**Required task:** The data below should be printed in full, exactly, and without any of its images.
# Data segment start
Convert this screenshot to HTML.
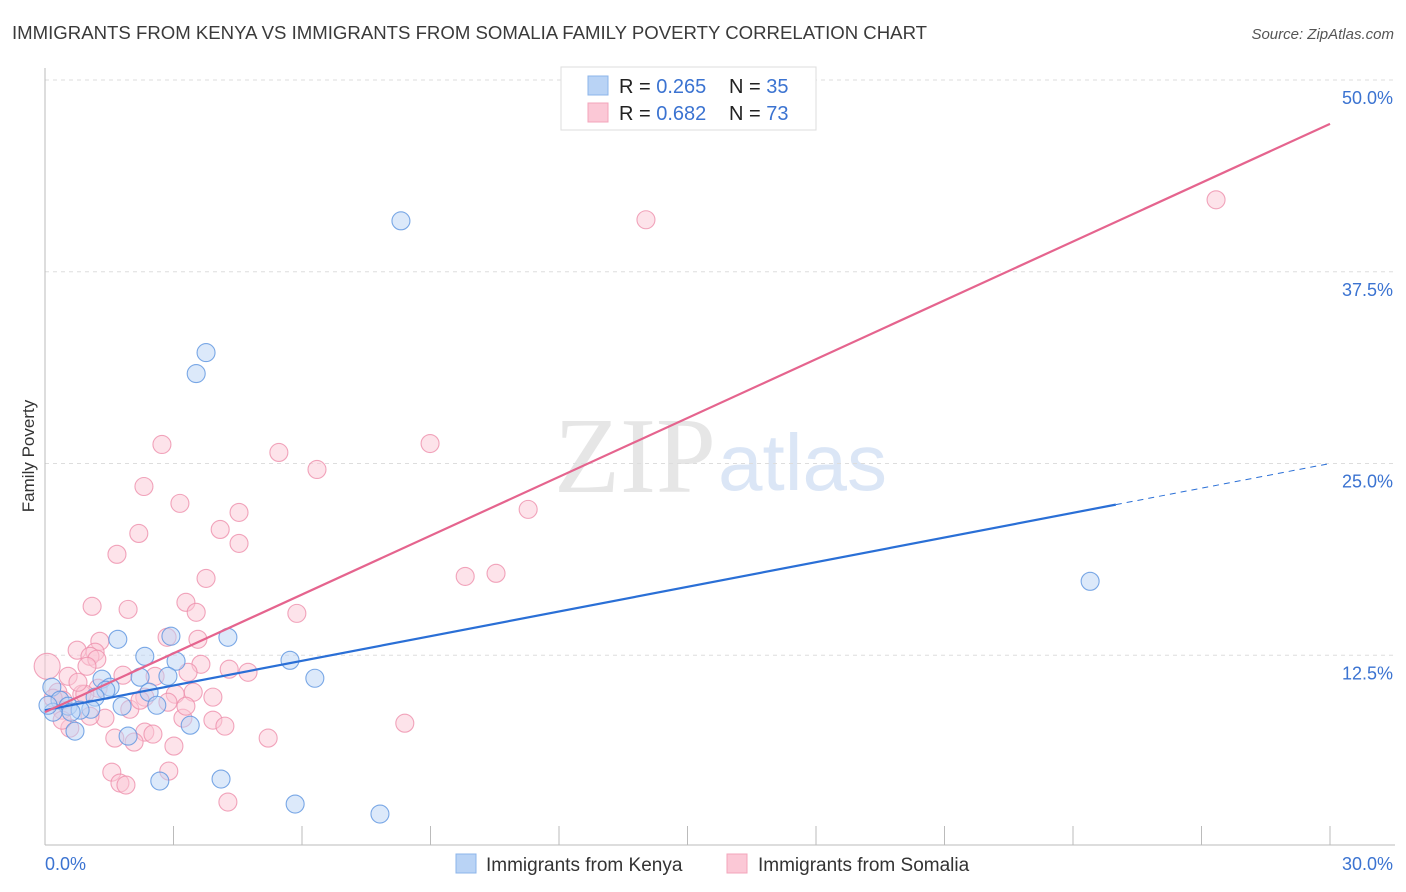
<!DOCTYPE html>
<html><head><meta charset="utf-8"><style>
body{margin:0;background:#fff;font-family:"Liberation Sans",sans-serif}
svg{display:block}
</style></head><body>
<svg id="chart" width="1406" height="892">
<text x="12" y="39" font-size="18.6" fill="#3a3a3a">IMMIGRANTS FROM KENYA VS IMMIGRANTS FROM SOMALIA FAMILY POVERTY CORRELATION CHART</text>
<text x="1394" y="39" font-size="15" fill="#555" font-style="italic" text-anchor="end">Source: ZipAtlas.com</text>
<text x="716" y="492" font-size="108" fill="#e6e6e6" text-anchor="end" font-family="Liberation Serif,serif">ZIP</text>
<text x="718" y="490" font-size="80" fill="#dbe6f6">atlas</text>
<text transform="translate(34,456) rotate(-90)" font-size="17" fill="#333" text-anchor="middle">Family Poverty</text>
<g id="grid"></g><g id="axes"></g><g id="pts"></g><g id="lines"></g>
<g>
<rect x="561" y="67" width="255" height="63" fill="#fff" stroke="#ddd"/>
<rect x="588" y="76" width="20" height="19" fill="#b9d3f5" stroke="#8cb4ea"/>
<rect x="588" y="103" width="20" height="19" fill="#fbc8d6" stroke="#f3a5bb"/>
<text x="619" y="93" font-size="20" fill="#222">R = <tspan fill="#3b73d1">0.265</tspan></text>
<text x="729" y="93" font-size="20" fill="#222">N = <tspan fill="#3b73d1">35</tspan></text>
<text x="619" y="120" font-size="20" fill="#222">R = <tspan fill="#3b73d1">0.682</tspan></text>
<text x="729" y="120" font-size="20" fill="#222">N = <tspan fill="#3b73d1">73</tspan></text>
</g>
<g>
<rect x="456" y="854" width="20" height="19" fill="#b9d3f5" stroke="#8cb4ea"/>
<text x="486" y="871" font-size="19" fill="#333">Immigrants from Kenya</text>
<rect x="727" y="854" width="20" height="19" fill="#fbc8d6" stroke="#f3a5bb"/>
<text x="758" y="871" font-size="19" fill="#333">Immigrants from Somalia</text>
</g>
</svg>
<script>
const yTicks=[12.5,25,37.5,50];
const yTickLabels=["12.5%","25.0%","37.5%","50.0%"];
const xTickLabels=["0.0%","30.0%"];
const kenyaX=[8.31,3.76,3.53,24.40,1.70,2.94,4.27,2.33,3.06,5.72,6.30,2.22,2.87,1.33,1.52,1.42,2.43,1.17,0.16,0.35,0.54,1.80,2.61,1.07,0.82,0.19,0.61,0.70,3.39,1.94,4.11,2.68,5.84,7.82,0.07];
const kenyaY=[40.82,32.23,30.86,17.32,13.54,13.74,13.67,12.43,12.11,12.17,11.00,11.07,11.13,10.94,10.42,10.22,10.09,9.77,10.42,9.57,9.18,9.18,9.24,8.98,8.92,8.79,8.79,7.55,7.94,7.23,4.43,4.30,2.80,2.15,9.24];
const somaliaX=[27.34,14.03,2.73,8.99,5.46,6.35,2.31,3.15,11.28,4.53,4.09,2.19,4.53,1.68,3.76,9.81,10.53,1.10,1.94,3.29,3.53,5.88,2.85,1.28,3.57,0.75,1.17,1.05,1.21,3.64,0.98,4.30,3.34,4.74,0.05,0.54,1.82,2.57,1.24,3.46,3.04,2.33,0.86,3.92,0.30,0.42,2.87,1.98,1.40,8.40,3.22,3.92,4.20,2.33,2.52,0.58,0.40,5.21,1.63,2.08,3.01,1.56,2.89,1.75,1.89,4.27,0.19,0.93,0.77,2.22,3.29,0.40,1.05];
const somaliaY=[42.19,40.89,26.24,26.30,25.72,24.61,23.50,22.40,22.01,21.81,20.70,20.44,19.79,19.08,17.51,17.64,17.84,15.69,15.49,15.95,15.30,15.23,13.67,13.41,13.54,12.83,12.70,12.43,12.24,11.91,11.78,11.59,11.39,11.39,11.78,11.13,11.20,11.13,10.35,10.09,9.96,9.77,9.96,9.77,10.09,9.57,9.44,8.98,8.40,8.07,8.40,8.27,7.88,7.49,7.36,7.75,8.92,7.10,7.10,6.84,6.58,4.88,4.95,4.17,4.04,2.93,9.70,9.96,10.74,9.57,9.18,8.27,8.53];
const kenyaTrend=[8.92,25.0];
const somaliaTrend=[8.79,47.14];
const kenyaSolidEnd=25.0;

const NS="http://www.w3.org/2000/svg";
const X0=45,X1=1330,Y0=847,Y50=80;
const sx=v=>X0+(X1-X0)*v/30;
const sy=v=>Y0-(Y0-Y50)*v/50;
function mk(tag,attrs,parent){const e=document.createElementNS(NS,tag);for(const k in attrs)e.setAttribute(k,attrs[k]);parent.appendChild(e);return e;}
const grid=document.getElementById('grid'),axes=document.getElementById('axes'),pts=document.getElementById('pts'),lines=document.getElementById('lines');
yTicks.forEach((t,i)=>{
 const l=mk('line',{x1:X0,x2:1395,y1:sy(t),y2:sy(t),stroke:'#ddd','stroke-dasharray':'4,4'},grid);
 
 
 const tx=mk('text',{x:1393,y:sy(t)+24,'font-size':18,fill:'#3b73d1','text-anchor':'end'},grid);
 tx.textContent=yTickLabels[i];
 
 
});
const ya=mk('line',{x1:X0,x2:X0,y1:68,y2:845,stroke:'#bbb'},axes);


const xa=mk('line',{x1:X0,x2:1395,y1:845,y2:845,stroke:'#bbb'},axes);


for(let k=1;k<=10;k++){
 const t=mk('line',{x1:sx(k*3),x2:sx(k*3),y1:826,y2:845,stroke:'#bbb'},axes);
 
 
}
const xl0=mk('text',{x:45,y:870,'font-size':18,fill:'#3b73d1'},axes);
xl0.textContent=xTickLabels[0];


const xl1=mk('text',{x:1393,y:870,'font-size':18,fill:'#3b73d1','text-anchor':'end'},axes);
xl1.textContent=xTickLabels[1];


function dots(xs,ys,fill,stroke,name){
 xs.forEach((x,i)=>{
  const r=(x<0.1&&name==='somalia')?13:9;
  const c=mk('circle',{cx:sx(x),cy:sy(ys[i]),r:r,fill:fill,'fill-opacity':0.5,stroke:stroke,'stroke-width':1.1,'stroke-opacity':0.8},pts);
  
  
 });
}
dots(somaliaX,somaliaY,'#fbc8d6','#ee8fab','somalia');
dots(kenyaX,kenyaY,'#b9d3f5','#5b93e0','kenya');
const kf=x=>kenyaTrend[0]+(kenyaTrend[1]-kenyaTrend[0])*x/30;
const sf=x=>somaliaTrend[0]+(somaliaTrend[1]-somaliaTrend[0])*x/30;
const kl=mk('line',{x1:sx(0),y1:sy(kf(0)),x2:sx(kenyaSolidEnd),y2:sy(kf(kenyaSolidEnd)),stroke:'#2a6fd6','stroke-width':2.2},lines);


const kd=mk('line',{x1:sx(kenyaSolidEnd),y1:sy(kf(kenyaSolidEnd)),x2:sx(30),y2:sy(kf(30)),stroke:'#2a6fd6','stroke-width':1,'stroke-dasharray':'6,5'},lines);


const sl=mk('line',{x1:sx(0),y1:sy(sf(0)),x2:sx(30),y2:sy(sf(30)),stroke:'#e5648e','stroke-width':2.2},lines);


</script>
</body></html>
# Data segment end
**Answer for this exercise:**
Convert this screenshot to HTML.
<!DOCTYPE html>
<html><head><meta charset="utf-8"><style>
body{margin:0;background:#fff;font-family:"Liberation Sans",sans-serif}
svg{display:block}
</style></head><body>
<svg id="chart" width="1406" height="892">
<text x="12" y="39" font-size="18.6" fill="#3a3a3a">IMMIGRANTS FROM KENYA VS IMMIGRANTS FROM SOMALIA FAMILY POVERTY CORRELATION CHART</text>
<text x="1394" y="39" font-size="15" fill="#555" font-style="italic" text-anchor="end">Source: ZipAtlas.com</text>
<text x="716" y="492" font-size="108" fill="#e6e6e6" text-anchor="end" font-family="Liberation Serif,serif">ZIP</text>
<text x="718" y="490" font-size="80" fill="#dbe6f6">atlas</text>
<text transform="translate(34,456) rotate(-90)" font-size="17" fill="#333" text-anchor="middle">Family Poverty</text>
<g id="grid"></g><g id="axes"></g><g id="pts"></g><g id="lines"></g>
<g>
<rect x="561" y="67" width="255" height="63" fill="#fff" stroke="#ddd"/>
<rect x="588" y="76" width="20" height="19" fill="#b9d3f5" stroke="#8cb4ea"/>
<rect x="588" y="103" width="20" height="19" fill="#fbc8d6" stroke="#f3a5bb"/>
<text x="619" y="93" font-size="20" fill="#222">R = <tspan fill="#3b73d1">0.265</tspan></text>
<text x="729" y="93" font-size="20" fill="#222">N = <tspan fill="#3b73d1">35</tspan></text>
<text x="619" y="120" font-size="20" fill="#222">R = <tspan fill="#3b73d1">0.682</tspan></text>
<text x="729" y="120" font-size="20" fill="#222">N = <tspan fill="#3b73d1">73</tspan></text>
</g>
<g>
<rect x="456" y="854" width="20" height="19" fill="#b9d3f5" stroke="#8cb4ea"/>
<text x="486" y="871" font-size="19" fill="#333">Immigrants from Kenya</text>
<rect x="727" y="854" width="20" height="19" fill="#fbc8d6" stroke="#f3a5bb"/>
<text x="758" y="871" font-size="19" fill="#333">Immigrants from Somalia</text>
</g>
</svg>
<script>
const yTicks=[12.5,25,37.5,50];
const yTickLabels=["12.5%","25.0%","37.5%","50.0%"];
const xTickLabels=["0.0%","30.0%"];
const kenyaX=[8.31,3.76,3.53,24.40,1.70,2.94,4.27,2.33,3.06,5.72,6.30,2.22,2.87,1.33,1.52,1.42,2.43,1.17,0.16,0.35,0.54,1.80,2.61,1.07,0.82,0.19,0.61,0.70,3.39,1.94,4.11,2.68,5.84,7.82,0.07];
const kenyaY=[40.82,32.23,30.86,17.32,13.54,13.74,13.67,12.43,12.11,12.17,11.00,11.07,11.13,10.94,10.42,10.22,10.09,9.77,10.42,9.57,9.18,9.18,9.24,8.98,8.92,8.79,8.79,7.55,7.94,7.23,4.43,4.30,2.80,2.15,9.24];
const somaliaX=[27.34,14.03,2.73,8.99,5.46,6.35,2.31,3.15,11.28,4.53,4.09,2.19,4.53,1.68,3.76,9.81,10.53,1.10,1.94,3.29,3.53,5.88,2.85,1.28,3.57,0.75,1.17,1.05,1.21,3.64,0.98,4.30,3.34,4.74,0.05,0.54,1.82,2.57,1.24,3.46,3.04,2.33,0.86,3.92,0.30,0.42,2.87,1.98,1.40,8.40,3.22,3.92,4.20,2.33,2.52,0.58,0.40,5.21,1.63,2.08,3.01,1.56,2.89,1.75,1.89,4.27,0.19,0.93,0.77,2.22,3.29,0.40,1.05];
const somaliaY=[42.19,40.89,26.24,26.30,25.72,24.61,23.50,22.40,22.01,21.81,20.70,20.44,19.79,19.08,17.51,17.64,17.84,15.69,15.49,15.95,15.30,15.23,13.67,13.41,13.54,12.83,12.70,12.43,12.24,11.91,11.78,11.59,11.39,11.39,11.78,11.13,11.20,11.13,10.35,10.09,9.96,9.77,9.96,9.77,10.09,9.57,9.44,8.98,8.40,8.07,8.40,8.27,7.88,7.49,7.36,7.75,8.92,7.10,7.10,6.84,6.58,4.88,4.95,4.17,4.04,2.93,9.70,9.96,10.74,9.57,9.18,8.27,8.53];
const kenyaTrend=[8.92,25.0];
const somaliaTrend=[8.79,47.14];
const kenyaSolidEnd=25.0;

const NS="http://www.w3.org/2000/svg";
const X0=45,X1=1330,Y0=847,Y50=80;
const sx=v=>X0+(X1-X0)*v/30;
const sy=v=>Y0-(Y0-Y50)*v/50;
function mk(tag,attrs,parent){const e=document.createElementNS(NS,tag);for(const k in attrs)e.setAttribute(k,attrs[k]);parent.appendChild(e);return e;}
const grid=document.getElementById('grid'),axes=document.getElementById('axes'),pts=document.getElementById('pts'),lines=document.getElementById('lines');
yTicks.forEach((t,i)=>{
 const l=mk('line',{x1:X0,x2:1395,y1:sy(t),y2:sy(t),stroke:'#ddd','stroke-dasharray':'4,4'},grid);
 
 
 const tx=mk('text',{x:1393,y:sy(t)+24,'font-size':18,fill:'#3b73d1','text-anchor':'end'},grid);
 tx.textContent=yTickLabels[i];
 
 
});
const ya=mk('line',{x1:X0,x2:X0,y1:68,y2:845,stroke:'#bbb'},axes);


const xa=mk('line',{x1:X0,x2:1395,y1:845,y2:845,stroke:'#bbb'},axes);


for(let k=1;k<=10;k++){
 const t=mk('line',{x1:sx(k*3),x2:sx(k*3),y1:826,y2:845,stroke:'#bbb'},axes);
 
 
}
const xl0=mk('text',{x:45,y:870,'font-size':18,fill:'#3b73d1'},axes);
xl0.textContent=xTickLabels[0];


const xl1=mk('text',{x:1393,y:870,'font-size':18,fill:'#3b73d1','text-anchor':'end'},axes);
xl1.textContent=xTickLabels[1];


function dots(xs,ys,fill,stroke,name){
 xs.forEach((x,i)=>{
  const r=(x<0.1&&name==='somalia')?13:9;
  const c=mk('circle',{cx:sx(x),cy:sy(ys[i]),r:r,fill:fill,'fill-opacity':0.5,stroke:stroke,'stroke-width':1.1,'stroke-opacity':0.8},pts);
  
  
 });
}
dots(somaliaX,somaliaY,'#fbc8d6','#ee8fab','somalia');
dots(kenyaX,kenyaY,'#b9d3f5','#5b93e0','kenya');
const kf=x=>kenyaTrend[0]+(kenyaTrend[1]-kenyaTrend[0])*x/30;
const sf=x=>somaliaTrend[0]+(somaliaTrend[1]-somaliaTrend[0])*x/30;
const kl=mk('line',{x1:sx(0),y1:sy(kf(0)),x2:sx(kenyaSolidEnd),y2:sy(kf(kenyaSolidEnd)),stroke:'#2a6fd6','stroke-width':2.2},lines);


const kd=mk('line',{x1:sx(kenyaSolidEnd),y1:sy(kf(kenyaSolidEnd)),x2:sx(30),y2:sy(kf(30)),stroke:'#2a6fd6','stroke-width':1,'stroke-dasharray':'6,5'},lines);


const sl=mk('line',{x1:sx(0),y1:sy(sf(0)),x2:sx(30),y2:sy(sf(30)),stroke:'#e5648e','stroke-width':2.2},lines);


</script>
</body></html>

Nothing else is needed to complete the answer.